Opinions on an end to the shutdown vary widely, even from within the Capitol.
While House Republican leaders are working to avoid defaulting on U.S. debt, they're still not offering legislation to reopen the entire federal government. Some Republicans in the region disagree with the tactics party leadership have used.
There's still no end in sight to the impasse keeping the government closed. Some Virginia Republicans, like Congressman Scott Rigell, are breaking ranks with party leaders over the strategy to reopen just slivers of the government.
"I do not believe this is best for our country, for the commonwealth of Virginia, certainly for Hampton Roads, and I don't think it's best for our conference," Rigell says.
Northern Virginia Republican Congressman Frank Wolf agrees. But he says it's complicated, because many Republicans think this is their best chance to tackle the causes of the nation's growing debt.
"I think the failure to deal with the entitlement issue and failure to deal with the overall debt is really leading to this controversy that we're all going through," Wolf says.
Even if it's bad for the Republican image — as polls are showing — most rank and file lawmakers aren't budging. Congressman Morgan Griffith (R-Va.) says he still doesn't know what it will take to get him to support reopening the entire government.

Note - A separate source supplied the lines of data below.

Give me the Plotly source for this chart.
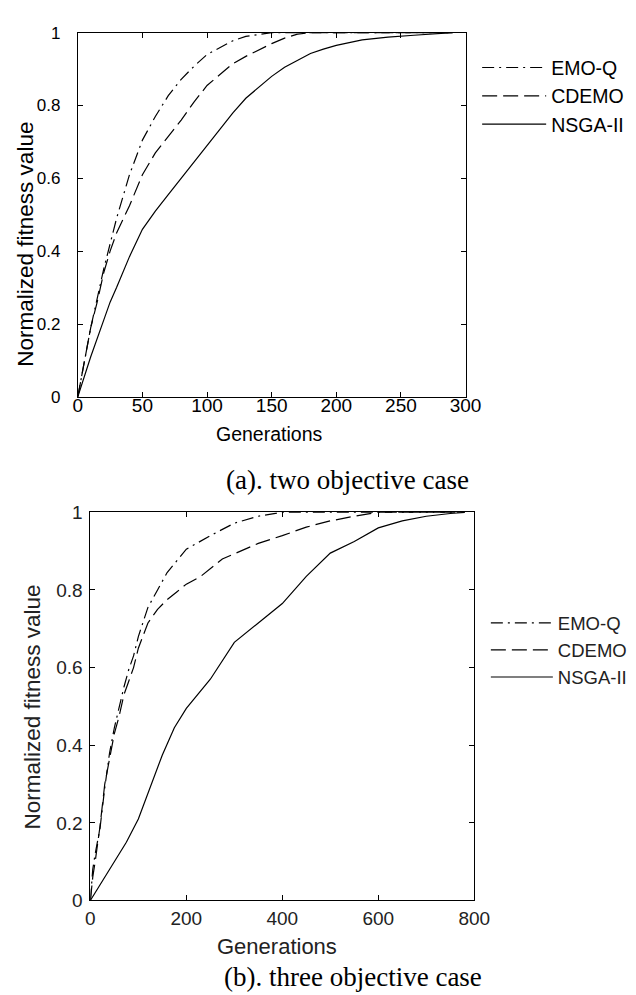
import plotly.graph_objects as go

# ---------------- data: (a) two objective case ----------------
gen_a_emoq = [0, 5, 10, 15, 20, 25, 30, 40, 50, 60, 70, 80, 90, 100, 110, 120, 130, 140, 150, 200, 250, 290]
emoq_a = [0, 0.10, 0.19, 0.27, 0.35, 0.42, 0.49, 0.61, 0.705, 0.77, 0.827, 0.872, 0.908, 0.94, 0.958, 0.978, 0.99, 0.996, 1.0, 1.0, 1.0, 1.0]

gen_a_cdemo = [0, 5, 10, 15, 20, 25, 30, 40, 50, 60, 70, 80, 90, 100, 110, 120, 130, 140, 150, 160, 170, 180, 230, 290]
cdemo_a = [0, 0.10, 0.19, 0.26, 0.34, 0.40, 0.45, 0.525, 0.61, 0.67, 0.715, 0.76, 0.81, 0.855, 0.885, 0.915, 0.935, 0.953, 0.97, 0.985, 0.996, 1.0, 1.0, 1.0]

gen_a_nsga = [0, 10, 20, 25, 30, 40, 50, 60, 70, 80, 90, 100, 110, 120, 130, 140, 150, 160, 170, 180, 190, 200, 220, 240, 260, 280, 290]
nsga_a = [0, 0.11, 0.21, 0.26, 0.30, 0.385, 0.46, 0.51, 0.555, 0.60, 0.645, 0.69, 0.735, 0.78, 0.82, 0.85, 0.88, 0.905, 0.925, 0.943, 0.955, 0.965, 0.98, 0.988, 0.993, 0.998, 1.0]

# ---------------- data: (b) three objective case ----------------
gen_b_emoq = [0, 5, 10, 20, 30, 40, 50, 60, 70, 80, 90, 100, 120, 140, 160, 180, 200, 250, 300, 350, 400, 600, 780]
emoq_b = [0, 0.08, 0.12, 0.185, 0.29, 0.38, 0.445, 0.50, 0.55, 0.595, 0.63, 0.68, 0.755, 0.80, 0.845, 0.875, 0.905, 0.94, 0.972, 0.99, 1.0, 1.0, 1.0]

gen_b_cdemo = [0, 5, 10, 20, 30, 40, 50, 60, 70, 80, 90, 100, 120, 140, 160, 180, 200, 230, 250, 275, 300, 350, 400, 450, 500, 550, 600, 780]
cdemo_b = [0, 0.06, 0.10, 0.19, 0.30, 0.37, 0.43, 0.475, 0.53, 0.565, 0.60, 0.65, 0.715, 0.75, 0.775, 0.795, 0.815, 0.835, 0.855, 0.88, 0.893, 0.92, 0.94, 0.962, 0.978, 0.99, 1.0, 1.0]

gen_b_nsga = [0, 25, 50, 75, 100, 125, 150, 175, 200, 250, 300, 350, 400, 450, 500, 550, 600, 650, 700, 750, 780]
nsga_b = [0, 0.05, 0.10, 0.15, 0.21, 0.29, 0.375, 0.445, 0.495, 0.57, 0.665, 0.715, 0.765, 0.835, 0.895, 0.925, 0.96, 0.978, 0.99, 0.997, 1.0]

series_names = ["EMO-Q", "CDEMO", "NSGA-II"]
x_ticks_a = [0, 50, 100, 150, 200, 250, 300]
x_ticks_b = [0, 200, 400, 600, 800]
y_ticks = [0, 0.2, 0.4, 0.6, 0.8, 1]
y_tick_text = ["0", "0.2", "0.4", "0.6", "0.8", "1"]
x_title = "Generations"
y_title = "Normalized fitness value"
caption_a = "(a). two objective case"
caption_b = "(b). three objective case"

SANS = "Liberation Sans, Arial, sans-serif"
SERIF = "Liberation Serif, Times New Roman, serif"
dashes = ["12px,5px,2px,5px", "15px,6px", "solid"]

fig = go.Figure()

top = [(gen_a_emoq, emoq_a), (gen_a_cdemo, cdemo_a), (gen_a_nsga, nsga_a)]
bot = [(gen_b_emoq, emoq_b), (gen_b_cdemo, cdemo_b), (gen_b_nsga, nsga_b)]

for i, (xs, ys) in enumerate(top):
    fig.add_trace(go.Scatter(x=xs, y=ys, mode="lines", name=series_names[i],
                             line=dict(color="black", width=1.2, dash=dashes[i]),
                             xaxis="x", yaxis="y", legend="legend",
                             legendgroup="a%d" % i))
for i, (xs, ys) in enumerate(bot):
    fig.add_trace(go.Scatter(x=xs, y=ys, mode="lines", name=series_names[i],
                             line=dict(color="black", width=1.2, dash=dashes[i]),
                             xaxis="x2", yaxis="y2", legend="legend2",
                             legendgroup="b%d" % i))

W, H = 636, 995
def px(v):
    return v / W
def py(v):
    return 1 - v / H

axis_common = dict(showline=True, linecolor="black", linewidth=1, mirror="ticks",
                   ticks="inside", ticklen=5, tickwidth=1, tickcolor="black",
                   showgrid=False, zeroline=False)

fig.update_layout(
    width=W, height=H,
    margin=dict(l=0, r=0, t=0, b=0),
    paper_bgcolor="white", plot_bgcolor="white",
    xaxis=dict(domain=[px(67), px(468)], range=[0, 300], anchor="y",
               tickvals=x_ticks_a, tickfont=dict(family=SANS, size=19, color="black"),
               ticklabelstandoff=-9, **axis_common),
    yaxis=dict(domain=[py(387), py(15)], range=[0, 1], anchor="x",
               tickvals=y_ticks, ticktext=y_tick_text,
               tickfont=dict(family=SANS, size=17, color="black"),
               ticklabelstandoff=13, **axis_common),
    xaxis2=dict(domain=[px(80), px(477)], range=[0, 800], anchor="y2",
                tickvals=x_ticks_b, tickfont=dict(family=SANS, size=19, color="#222"),
                ticklabelstandoff=1, **axis_common),
    yaxis2=dict(domain=[py(901.5), py(505)], range=[0, 1], anchor="x2",
                tickvals=y_ticks, ticktext=y_tick_text,
                tickfont=dict(family=SANS, size=19, color="#222"),
                ticklabelstandoff=3, **axis_common),
    showlegend=True,
    legend=dict(x=px(480), y=py(31), xanchor="left", yanchor="top",
                font=dict(family=SANS, size=19.5, color="black"),
                bgcolor="rgba(0,0,0,0)", tracegroupgap=0, itemwidth=64),
    legend2=dict(x=px(489), y=py(599), xanchor="left", yanchor="top",
                 font=dict(family=SANS, size=18.5, color="#222"),
                 bgcolor="rgba(0,0,0,0)", tracegroupgap=0, itemwidth=62),
)

annotations = [
    dict(text=x_title, x=px(265), y=py(425), font=dict(family=SANS, size=19.5, color="black")),
    dict(text=y_title, x=px(13), y=py(231), textangle=-90, font=dict(family=SANS, size=22.5, color="black")),
    dict(text=caption_a, x=px(346), y=py(472), font=dict(family=SERIF, size=27, color="black")),
    dict(text=x_title, x=px(273), y=py(949), font=dict(family=SANS, size=22, color="#222")),
    dict(text=y_title, x=px(20), y=py(704), textangle=-90, font=dict(family=SANS, size=22.5, color="#222")),
    dict(text=caption_b, x=px(351.5), y=py(980), font=dict(family=SERIF, size=27, color="black")),
]
for a in annotations:
    a.update(xref="paper", yref="paper", xanchor="center", yanchor="middle", showarrow=False)
fig.update_layout(annotations=annotations)

fig.write_html("out.html")
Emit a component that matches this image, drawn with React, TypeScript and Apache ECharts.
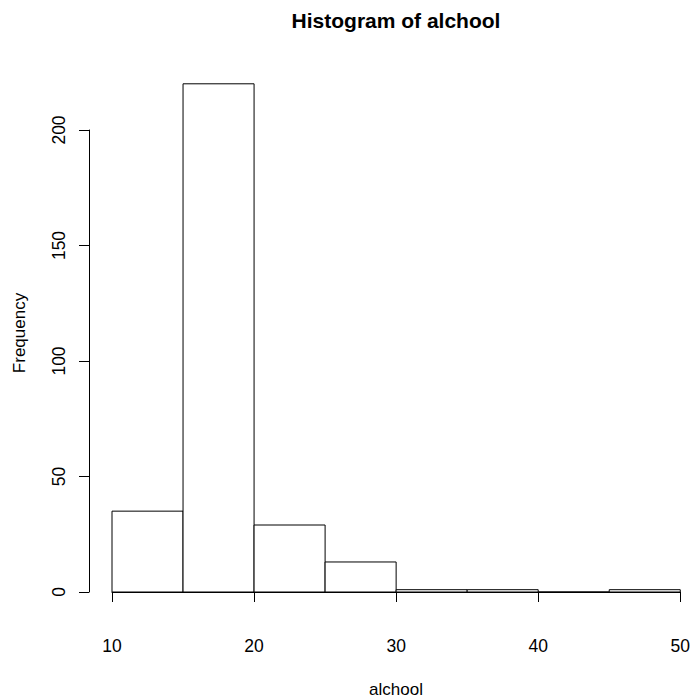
import React, { useEffect, useRef } from "react";
import * as echarts from "echarts";

const binStarts = [10, 15, 20, 25, 30, 35, 40, 45];
const binEnds = [15, 20, 25, 30, 35, 40, 45, 50];
const counts = [35, 220, 29, 13, 1, 1, 0, 1];

const xTicks = [10, 20, 30, 40, 50];
const yTicks = [0, 50, 100, 150, 200];

const titleText = "Histogram of alchool";
const xName = "alchool";
const yName = "Frequency";

const FONT = '"Liberation Sans", Arial, Helvetica, sans-serif';

export default function App() {
  const ref = useRef<HTMLDivElement | null>(null);

  useEffect(() => {
    if (!ref.current) return;
    const chart = echarts.init(ref.current, null, { renderer: "svg" });
    const data = binStarts.map((s, i) => [s, binEnds[i], counts[i]]);

    chart.setOption({
      animation: false,
      backgroundColor: "#ffffff",
      grid: { left: 112, right: 12, top: 130, bottom: 106, containLabel: false },
      xAxis: {
        type: "value",
        min: xTicks[0],
        max: xTicks[xTicks.length - 1],
        interval: 10,
        offset: 21,
        axisLine: { show: true, lineStyle: { color: "#000", width: 1 } },
        axisTick: { show: true, length: 10, lineStyle: { color: "#000", width: 1 } },
        axisLabel: { color: "#000", fontSize: 17.5, fontFamily: FONT, margin: 24 },
        splitLine: { show: false },
      },
      yAxis: {
        type: "value",
        min: yTicks[0],
        max: yTicks[yTicks.length - 1],
        interval: 50,
        offset: 23,
        axisLine: { show: true, lineStyle: { color: "#000", width: 1 } },
        axisTick: { show: true, length: 10, lineStyle: { color: "#000", width: 1 } },
        axisLabel: { color: "#000", fontSize: 17.5, fontFamily: FONT, rotate: 90, margin: 21 },
        splitLine: { show: false },
      },
      graphic: [
        {
          type: "text",
          x: 396,
          y: 20,
          style: {
            text: titleText,
            fill: "#000",
            font: `bold 21px ${FONT}`,
            textAlign: "center",
            textVerticalAlign: "middle",
          },
        },
        {
          type: "text",
          x: 396,
          y: 689,
          style: {
            text: xName,
            fill: "#000",
            font: `17px ${FONT}`,
            textAlign: "center",
            textVerticalAlign: "middle",
          },
        },
        {
          type: "text",
          x: 19,
          y: 333,
          rotation: Math.PI / 2,
          style: {
            text: yName,
            fill: "#000",
            font: `17px ${FONT}`,
            textAlign: "center",
            textVerticalAlign: "middle",
          },
        },
      ],
      series: [
        {
          type: "custom",
          clip: false,
          data,
          encode: { x: [0, 1], y: 2 },
          renderItem: (params: any, api: any) => {
            const p0 = api.coord([api.value(0), 0]);
            const p1 = api.coord([api.value(1), api.value(2)]);
            return {
              type: "rect",
              shape: {
                x: p0[0],
                y: p1[1],
                width: p1[0] - p0[0],
                height: p0[1] - p1[1],
              },
              style: { fill: "#ffffff", stroke: "#000000", lineWidth: 1 },
            };
          },
        },
      ],
    });

    return () => chart.dispose();
  }, []);

  return (
    <div
      ref={ref}
      style={{ position: "fixed", left: 0, top: 0, width: 693, height: 698 }}
    />
  );
}
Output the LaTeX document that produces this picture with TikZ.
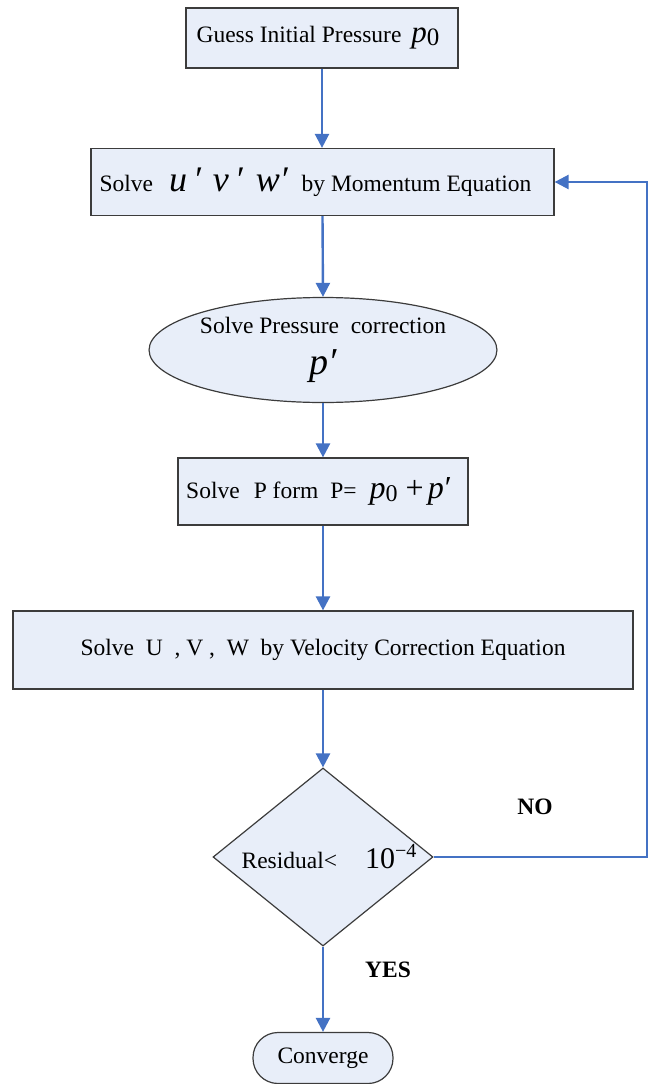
\documentclass[tikz,border=0pt]{standalone}
\usepackage{fontspec}
\setmainfont{Liberation Serif}
\usetikzlibrary{shapes.geometric,arrows.meta}
\definecolor{boxfill}{RGB}{232,238,249}
\definecolor{flow}{RGB}{68,114,196}
\definecolor{edgegray}{RGB}{60,60,60}
\newcommand{\mvar}[2]{{\fontsize{#1}{#1}\selectfont\itshape #2}}
\newcommand{\mlow}[2]{\raisebox{-3pt}{\fontsize{#1}{#1}\selectfont #2}}
\newcommand{\mhigh}[2]{\raisebox{11pt}{\fontsize{#1}{#1}\selectfont #2}}
\tikzset{
  base/.style={draw=edgegray, line width=1.2pt, fill=boxfill, inner sep=0pt,
    font=\fontsize{23.5}{27}\selectfont},
  procbox/.style={base, rectangle},
  ovalbox/.style={base, ellipse},
  decbox/.style={base, diamond},
  termbox/.style={base, rectangle, rounded corners=25pt},
  flowline/.style={draw=flow, line width=2.4pt, -{Triangle[length=14pt,width=14pt]}},
  answer/.style={font=\bfseries\fontsize{23.5}{27}\selectfont}
}
\begin{document}
\begin{tikzpicture}[x=1pt,y=-1pt]
\useasboundingbox (0,0) rectangle (649,1084);
\node[procbox, minimum width=272pt, minimum height=60pt] (guess) at (322,38)
  {Guess Initial Pressure\hspace{10pt}\mvar{31}{p}\mlow{25}{0}\hspace*{8pt}};
\node[procbox, minimum width=463pt, minimum height=67pt] (mom) at (322.5,182)
  {Solve\hspace{16pt}\mvar{36}{u\,′}\hspace{12pt}\mvar{36}{v\,′}\hspace{13pt}\mvar{36}{w′}\hspace{14pt}by Momentum Equation\hspace*{14pt}};
\node[ovalbox, minimum width=308pt, minimum height=105pt, align=center] (pc) at (323,350)
  {Solve Pressure\ \ correction\\[14pt]\mvar{38}{p′}};
\node[procbox, minimum width=290pt, minimum height=67pt] (pform) at (323,491.5)
  {Solve\hspace{14pt}P form\hspace{12pt}P=\hspace{13pt}\mvar{32}{p}\mlow{24}{0}\hspace{8pt}{\fontsize{32}{32}\selectfont +}\hspace{4pt}\mvar{32}{p\kern-1pt′}\hspace*{10pt}};
\node[procbox, minimum width=620pt, minimum height=78pt] (vel) at (323,650)
  {Solve\ \ U\ \ , V ,\ \ W\ \ by Velocity Correction Equation};
\node[decbox, minimum width=220pt, minimum height=178pt] (res) at (323,857)
  {\makebox[0pt][c]{\hspace*{12pt}Residual<\hspace{28pt}{\fontsize{30}{30}\selectfont 10}\mhigh{20}{−4}}};
\node[termbox, minimum width=140pt, minimum height=51pt] (conv) at (323,1058) {Converge};
\node[answer] (no) at (535,807) {NO};
\node[answer] (yes) at (388,970) {YES};
\coordinate (loop) at (647,857);

\draw[flowline] (guess.south) -- (guess.south |- mom.north);
\draw[flowline] (mom.south) -- (pc.north);
\draw[flowline] (pc.south) -- (pform.north);
\draw[flowline] (pform.south) -- (vel.north);
\draw[flowline] (vel.south) -- (res.north);
\draw[flowline] (res.south) -- (conv.north);
\draw[flowline] (res.east) -- (loop) |- (mom.east);
\end{tikzpicture}
\end{document}
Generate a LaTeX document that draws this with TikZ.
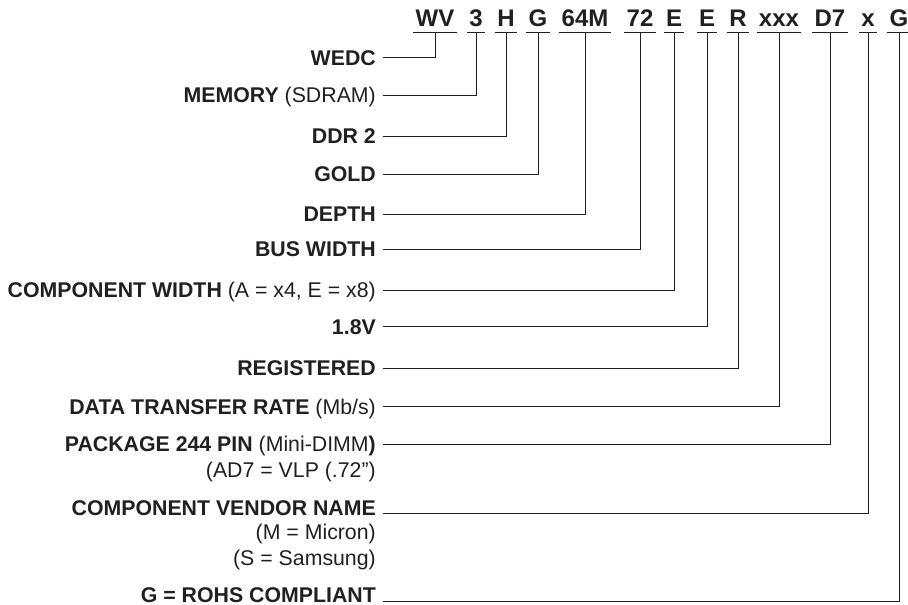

"There's a whole laundry list of those. While we focused on Obamacare, if we get something else fixed that may be enough," Griffith says. "We'll have to see. Depends on what's on the table."
Virginia Republican Congressman Randy Forbes says he's still hoping his party can use the shutdown to gut Obamacare.
"I would fund every bit of the government except the Internal Revenue Service," says Forbes. "I'd withhold funding on Internal Revenue Service until they pulled Obamacare out of the Internal Revenue Service. That would cause Obamacare to cease."
Republican Rob Wittman is a part of the block of Virginians calling for a short-term bill to reopen the entire government. But he's not sure if calls from him and other lawmakers in the region will work.
"Have no idea. No idea. Obviously we need to have the shutdown stop as soon as possible," Wittman says.